• Task to carry out: Using the records below, locate all lines containing "this" and return them.

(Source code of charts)
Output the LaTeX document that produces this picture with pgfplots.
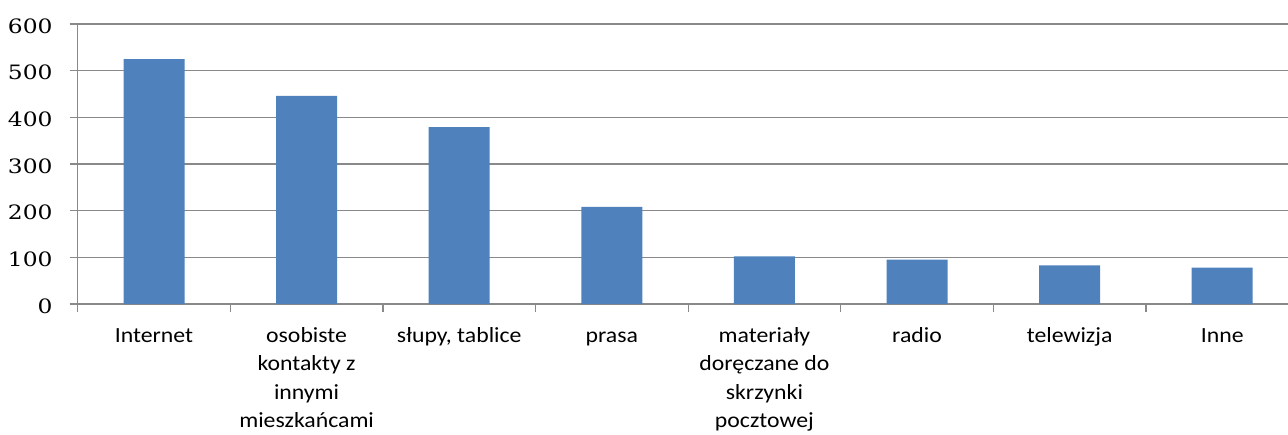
\documentclass[border=0pt]{standalone}
\usepackage{fontspec}
\setmainfont{Carlito}[FakeStretch=1.1]
\newfontfamily\tickfont{DejaVu Serif}[FakeStretch=1.18]
\usepackage{pgfplots}
\pgfplotsset{compat=1.18}
\definecolor{barblue}{HTML}{4F81BD}
\definecolor{gridgray}{HTML}{898989}
\begin{document}
\begin{tikzpicture}
\begin{axis}[
  at={(0,0)}, anchor=south west,
  scale only axis, width=1210.3pt, height=280pt,
  xmin=-0.5, xmax=7.431, ymin=0, ymax=600,
  ytick={0,100,...,600},
  xtick={-0.5,0.5,...,6.5},
  xticklabels={},
  extra x ticks={0,1,2,3,4,5,6,7},
  extra x tick labels={
    \strut Internet,
    {\strut osobiste\\kontakty z\\innymi\\mieszkańcami},
    {\strut słupy, tablice},
    \strut prasa,
    {\strut materiały\\doręczane do\\skrzynki\\pocztowej},
    \strut radio,
    \strut telewizja,
    \strut Inne},
  extra x tick style={major tick length=0pt, grid=none},
  axis x line*=bottom, axis y line*=left,
  axis line style={draw=gridgray, line width=1.2pt, -},
  ymajorgrids, grid style={draw=gridgray, line width=1.2pt},
  tick style={draw=gridgray, line width=1.2pt},
  tick align=outside,
  major tick length=8pt,
  /pgf/number format/assume math mode=true,
  yticklabel style={font=\tickfont\fontsize{19.8}{24}\selectfont, anchor=east, inner sep=0pt, xshift=-17pt, yshift=-2pt},
  xticklabel style={font=\fontsize{21.6}{28.3}\selectfont, align=center, anchor=north, inner sep=0pt, yshift=-18.6pt},
  ybar, bar width=61pt,
]
\addplot[fill=barblue, draw=none] coordinates {(0,525) (1,446) (2,379) (3,208) (4,102) (5,95) (6,83) (7,78)};
\end{axis}
\pgfresetboundingbox
\path[use as bounding box] (-77.7pt,-130pt) rectangle (1210.3pt,304pt);
\end{tikzpicture}
\end{document}
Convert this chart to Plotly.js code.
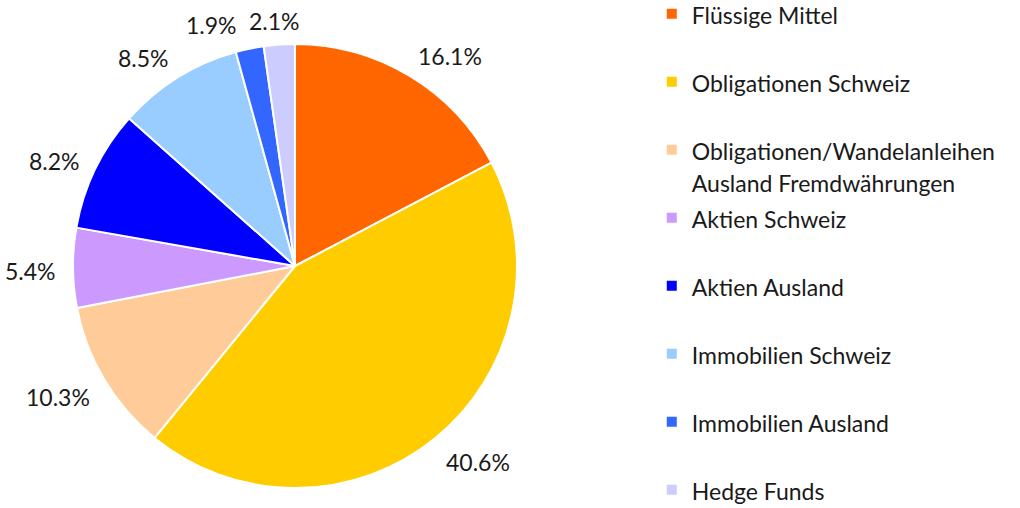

• Exercise answer:
Output the LaTeX document that produces this picture with pgfplots.
Convert this chart to Plotly.js code.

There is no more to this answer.